[TASK DIRECTIONS]: Stop at the line containing "from matplotlib.colors import": repeat exactly every line of the entries below from the first up to it, plus that line, with pictures omitted.

[EXERCISE INPUT]:
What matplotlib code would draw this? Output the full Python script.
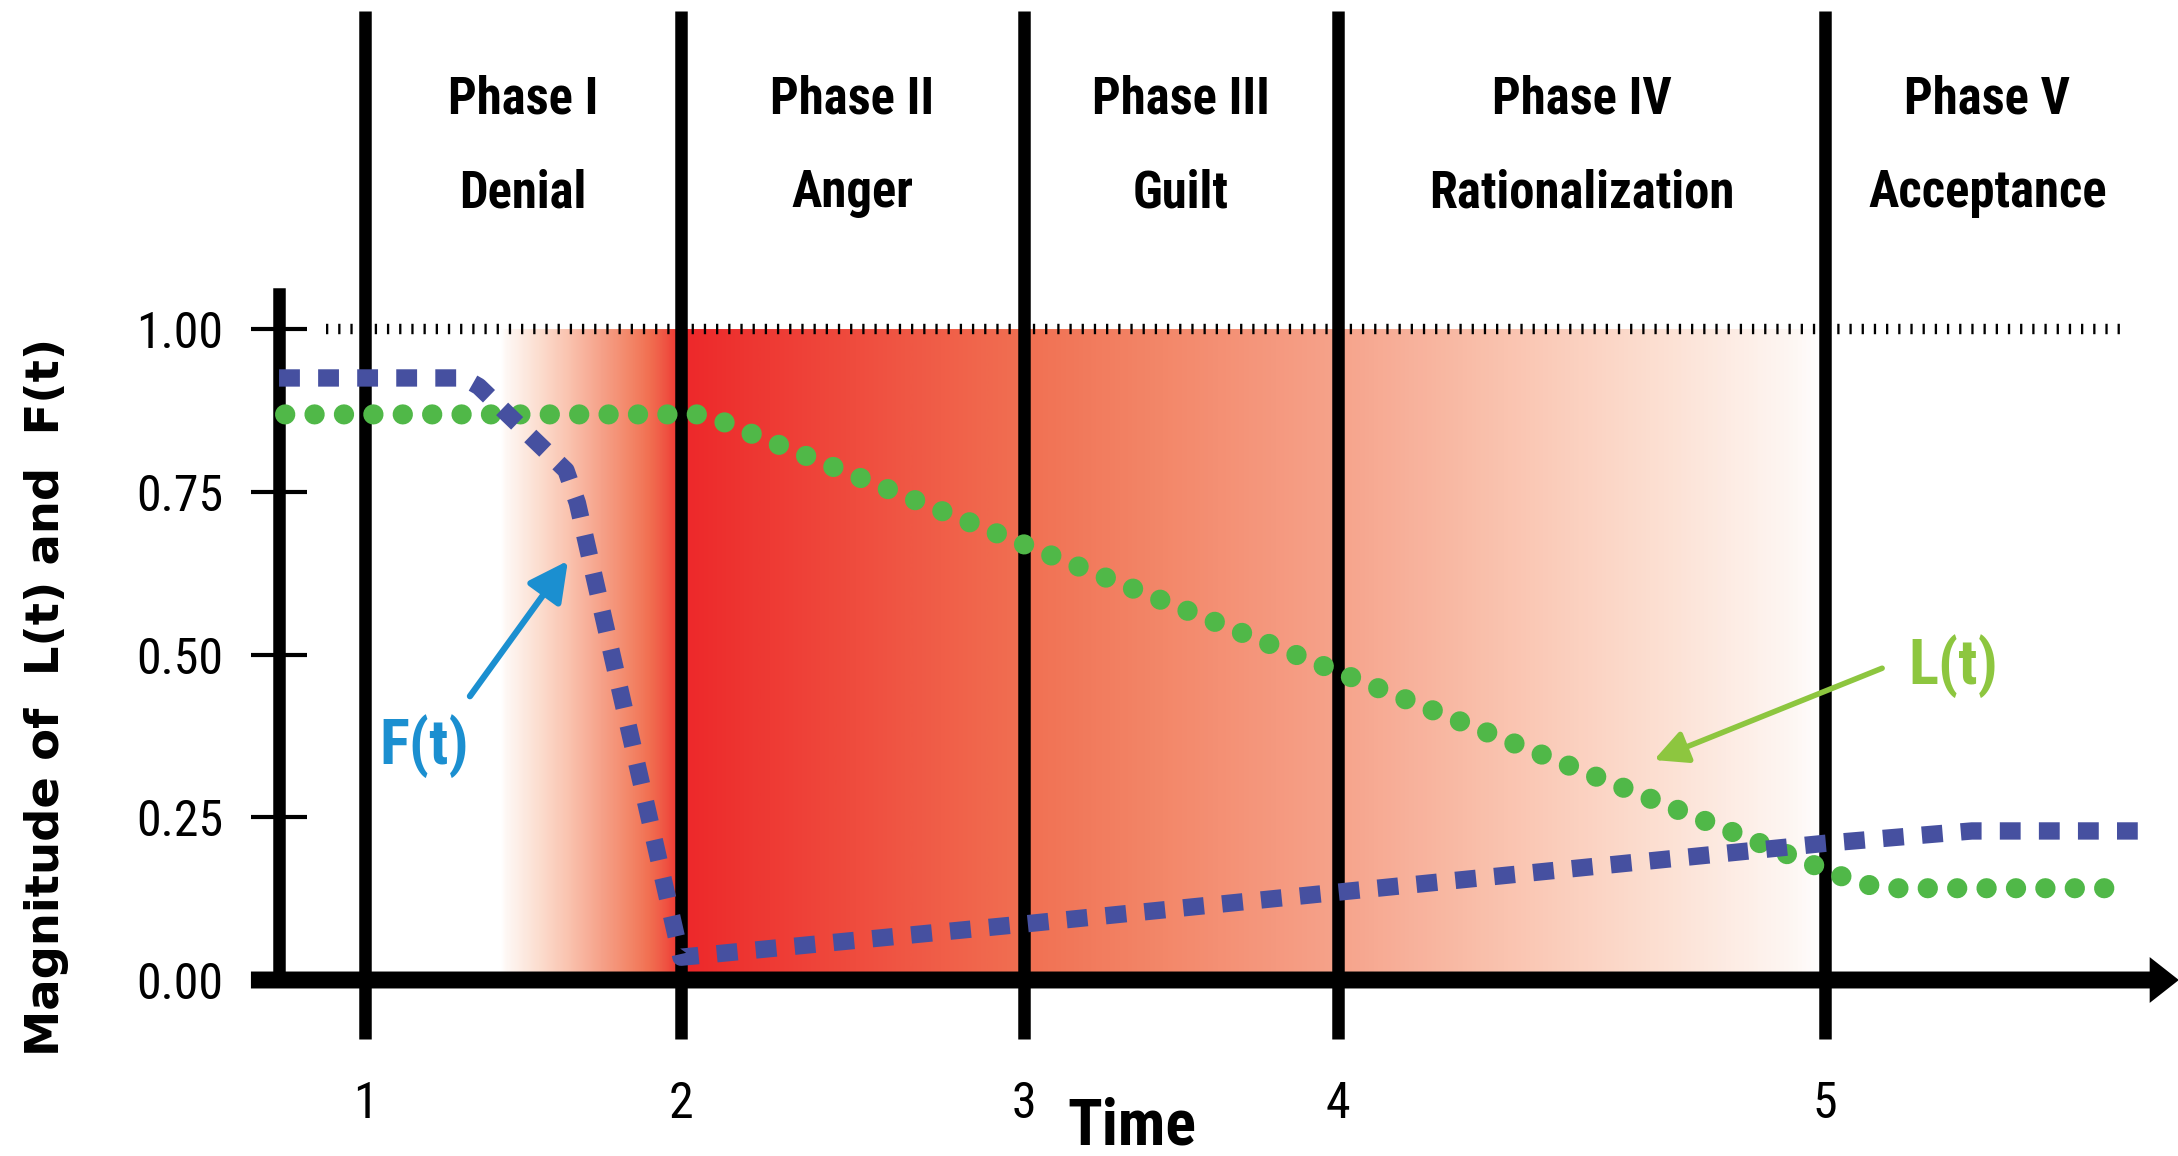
import numpy as np
import matplotlib.pyplot as plt
from matplotlib.colors import LinearSegmentedColormap

# time axis: where the phase boundaries 1..5 sit (the original spacing is uneven)
phase_pos = [1.0, 2.0, 3.085, 4.08, 5.62]
phase_ticks = ['1', '2', '3', '4', '5']
phase_names = ['Phase I', 'Phase II', 'Phase III', 'Phase IV', 'Phase V']
phase_moods = ['Denial', 'Anger', 'Guilt', 'Rationalization', 'Acceptance']

y_ticks = [0.0, 0.25, 0.5, 0.75, 1.0]
y_ticklabels = ['0.00', '0.25', '0.50', '0.75', '1.00']

# F(t), blue dashed
f_t = [0.728, 1.313, 1.36, 1.636, 1.672, 2.0, 3.085, 4.08, 5.62, 6.085, 6.61]
f_val = [0.925, 0.925, 0.912, 0.783, 0.733, 0.035, 0.086, 0.135, 0.21, 0.229, 0.229]

# L(t), green dotted
l_t = [0.747, 2.08, 2.16, 2.25, 5.73, 5.83, 6.59]
l_val = [0.869, 0.869, 0.852, 0.834, 0.148, 0.141, 0.141]

# red band: fades in before t=2, strongest at 2, fades out to phase V
band_start, band_peak, band_end = 1.427, 2.0, 5.62

narrow = ['Roboto Condensed', 'DejaVu Sans']

fig = plt.figure(figsize=(21.78, 11.56), dpi=100)
ax = fig.add_axes([279/2178, 176/1156, 1871/2178, 686/1156])
xlim = (0.7278, 6.6487)
ylim = (0.0, 1.054)

# gradient band
fade = LinearSegmentedColormap.from_list('fade', [
    (0.0, '#ED282A'), (0.3, '#F17052'), (0.42, '#F38769'), (0.57, '#F6A28A'),
    (0.72, '#FAC3AF'), (0.85, '#FCDED0'), (0.98, '#FEF8F5'), (1.0, '#FFFFFF')])
xs = np.linspace(band_start, band_end, 1500)
w = np.where(xs < band_peak,
             ((band_peak - xs) / (band_peak - band_start)) ** 0.7,
             (xs - band_peak) / (band_end - band_peak))
ax.imshow(w[None, :], cmap=fade, vmin=0, vmax=1, extent=[band_start, band_end, 0, 1.0],
          aspect='auto', zorder=0, interpolation='bilinear')

# phase boundary lines
for p in phase_pos:
    ax.plot([p, p], [-0.0906, 1.489], color='black', lw=9, solid_capstyle='butt',
            clip_on=False, zorder=2)

# dotted level at 1.00
ax.plot([0.877, 6.557], [1.0, 1.0], color='black', lw=7.5,
        dashes=(0.22, 0.95), dash_capstyle='butt', zorder=2, clip_on=False)

# curves
ax.plot(l_t, l_val, color='#50B848', lw=14.5, dashes=(0.01, 1.45),
        dash_capstyle='round', zorder=3, clip_on=False)
ax.plot(f_t, f_val, color='#4650A0', lw=12.5, dashes=(1.2, 1.05),
        dash_capstyle='butt', zorder=3, clip_on=False)

# x axis arrow
ax.annotate('', xy=(6.74, 0), xytext=(0.639, 0), annotation_clip=False,
            arrowprops=dict(arrowstyle='simple,head_length=2.1,head_width=3.3,tail_width=1.22',
                            mutation_scale=10, color='black', lw=0,
                            shrinkA=0, shrinkB=0), zorder=5)

# labelled arrows
ax.annotate('', xy=(1.642, 0.644), xytext=(1.332, 0.436),
            arrowprops=dict(arrowstyle='-|>,head_length=1.2,head_width=0.62',
                            mutation_scale=20, lw=4.5, color='#1B8FD0',
                            shrinkA=0, shrinkB=0), zorder=4)
ax.text(1.187, 0.332, 'F(t)', color='#1B8FD0', fontsize=45, fontweight='bold',
        family=narrow, ha='center', va='baseline')
ax.annotate('', xy=(5.079, 0.338), xytext=(5.801, 0.479),
            arrowprops=dict(arrowstyle='-|>,head_length=1.0,head_width=0.5',
                            mutation_scale=20, lw=4, color='#8DC63F',
                            shrinkA=0, shrinkB=0), zorder=4)
ax.text(6.025, 0.455, 'L(t)', color='#8DC63F', fontsize=45, fontweight='bold',
        family=narrow, ha='center', va='baseline')

# phase headers
bounds = phase_pos + [xlim[1]]
for i in range(len(phase_names)):
    xc = (bounds[i] + bounds[i + 1]) / 2
    ax.text(xc, 1.332, phase_names[i], fontsize=36.5, fontweight='bold', family=narrow,
            ha='center', va='baseline', clip_on=False)
    ax.text(xc, 1.187, phase_moods[i], fontsize=36.5, fontweight='bold', family=narrow,
            ha='center', va='baseline', clip_on=False)

# axes styling
for s in ['top', 'right', 'bottom']:
    ax.spines[s].set_visible(False)
ax.spines['left'].set_linewidth(9)
ax.set_xlim(*xlim)
ax.set_ylim(*ylim)
ax.set_yticks(y_ticks)
ax.set_yticklabels(y_ticklabels, family=narrow, fontsize=36)
ax.tick_params(axis='y', direction='inout', length=40, width=3, pad=20)
ax.set_xticks(phase_pos)
ax.set_xticklabels(phase_ticks, family=narrow, fontsize=36)
ax.tick_params(axis='x', length=0, pad=72)

ax.set_xlabel('Time', family=narrow, fontsize=46, fontweight='bold', va='baseline')
ax.xaxis.set_label_coords(0.456, -0.2405)
ax.set_ylabel('Magnitude of  L(t) and  F(t)', family='DejaVu Sans',
              fontsize=33.5, fontweight='bold', va='center', ha='center')
ax.yaxis.label.set_rotation_mode('default')
ax.yaxis.set_label_coords(-0.1245, 0.412)

fig.savefig('out.png', dpi=100)
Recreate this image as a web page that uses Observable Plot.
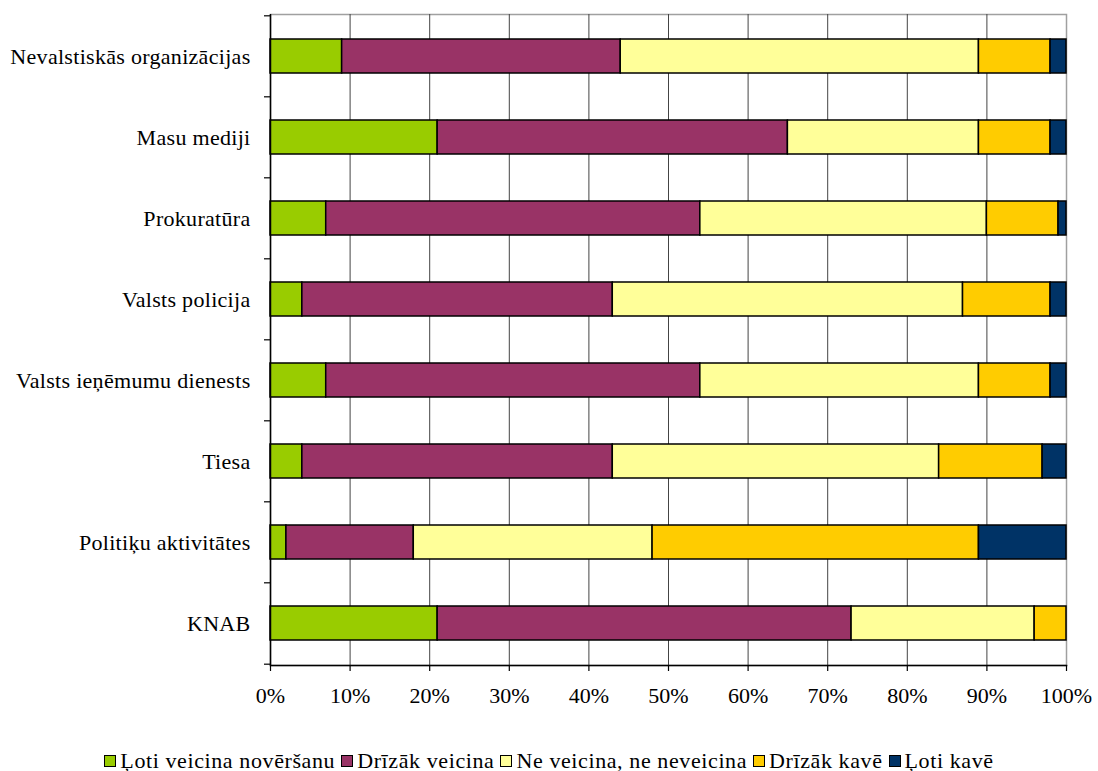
<!DOCTYPE html>
<html><head><meta charset="utf-8">
<script src="https://cdn.jsdelivr.net/npm/d3@7"></script>
<script src="https://cdn.jsdelivr.net/npm/@observablehq/plot@0.6"></script>
<style>
body{margin:0;background:#fff;font-family:"Liberation Serif","Times New Roman",serif;}
#chart svg{display:block;}
#chart g[aria-label="y-axis tick label"] text{letter-spacing:0.3px;}
#legend{display:flex;justify-content:center;align-items:center;padding-top:30px;font-size:22px;line-height:22px;color:#000;letter-spacing:0.6px;}
#legend .item{display:flex;align-items:center;margin:0 3px;}
#legend .sw{width:10px;height:10px;border:1px solid #000;margin-right:4px;}
</style></head><body><div id="chart"></div><div id="legend"></div>
<script>
const categories = ["Nevalstiskās organizācijas","Masu mediji","Prokuratūra","Valsts policija","Valsts ieņēmumu dienests","Tiesa","Politiķu aktivitātes","KNAB"];
const series = ["Ļoti veicina novēršanu","Drīzāk veicina","Ne veicina, ne neveicina","Drīzāk kavē","Ļoti kavē"];
const colors = ["#99CC00","#993366","#FFFF99","#FFCC00","#003366"];
const lotiVeicina = [9,21,7,4,7,4,2,21];
const drizakVeicina = [35,44,47,39,47,39,16,52];
const neVeicina = [45,24,36,44,35,41,30,23];
const drizakKave = [9,9,9,11,9,13,41,4];
const lotiKave = [2,2,1,2,2,3,11,0];
const xTicks = [0,10,20,30,40,50,60,70,80,90,100];

const seriesValues = [lotiVeicina, drizakVeicina, neVeicina, drizakKave, lotiKave];
const data = [];
categories.forEach((c, i) => series.forEach((s, j) => data.push({category: c, series: s, value: seriesValues[j][i]})));

const W = 1098, H = 720, mt = 14, mb = 55, ml = 270, mr = 32;
const step = (H - mt - mb) / categories.length;

const chart = Plot.plot({
  width: W, height: H, marginTop: mt, marginBottom: mb, marginLeft: ml, marginRight: mr,
  style: {fontFamily: "'Liberation Serif','Times New Roman',serif", fontSize: "22px", color: "#000", background: "#fff", overflow: "visible"},
  x: {domain: [0, 100], label: null},
  y: {domain: categories, paddingInner: 0.58, paddingOuter: 0.29, label: null},
  color: {domain: series, range: colors},
  marks: [
    Plot.frame({stroke: "#a0a0a0", strokeWidth: 1.5}),
    Plot.ruleX(xTicks.slice(1, -1), {stroke: "#444", strokeWidth: 1}),
    Plot.barX(data, Plot.stackX({x: "value", y: "category", fill: "series", stroke: "#000", strokeWidth: 1.5})),
    Plot.ruleX([0], {stroke: "#000", strokeWidth: 1.5}),
    Plot.frame({anchor: "bottom", stroke: "#000", strokeWidth: 1.5}),
    Plot.axisX({ticks: xTicks, tickFormat: d => d + "%", tickSize: 6, tickPadding: 16, label: null, fontSize: 22, stroke: "#000", strokeWidth: 1.2}),
    Plot.axisY({tickSize: 6, tickFormat: () => "", dy: -step / 2, label: null, stroke: "#000", strokeWidth: 1.2}),
    Plot.axisY({ticks: [categories[categories.length - 1]], tickSize: 6, tickFormat: () => "", dy: step / 2, label: null, stroke: "#000", strokeWidth: 1.2}),
    Plot.axisY({tickSize: 0, tickPadding: 20, label: null, fontSize: 22})
  ]
});
document.getElementById("chart").appendChild(chart);

const legend = d3.select("#legend");
series.forEach((s, j) => {
  const it = legend.append("div").attr("class", "item");
  it.append("div").attr("class", "sw").style("background", colors[j]);
  it.append("span").text(s);
});
</script>
</body></html>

[TASK OUTPUT]:
What matplotlib code would draw this? Output the full Python script.
import numpy as np
import matplotlib.pyplot as plt
from matplotlib.colors import LinearSegmentedColormap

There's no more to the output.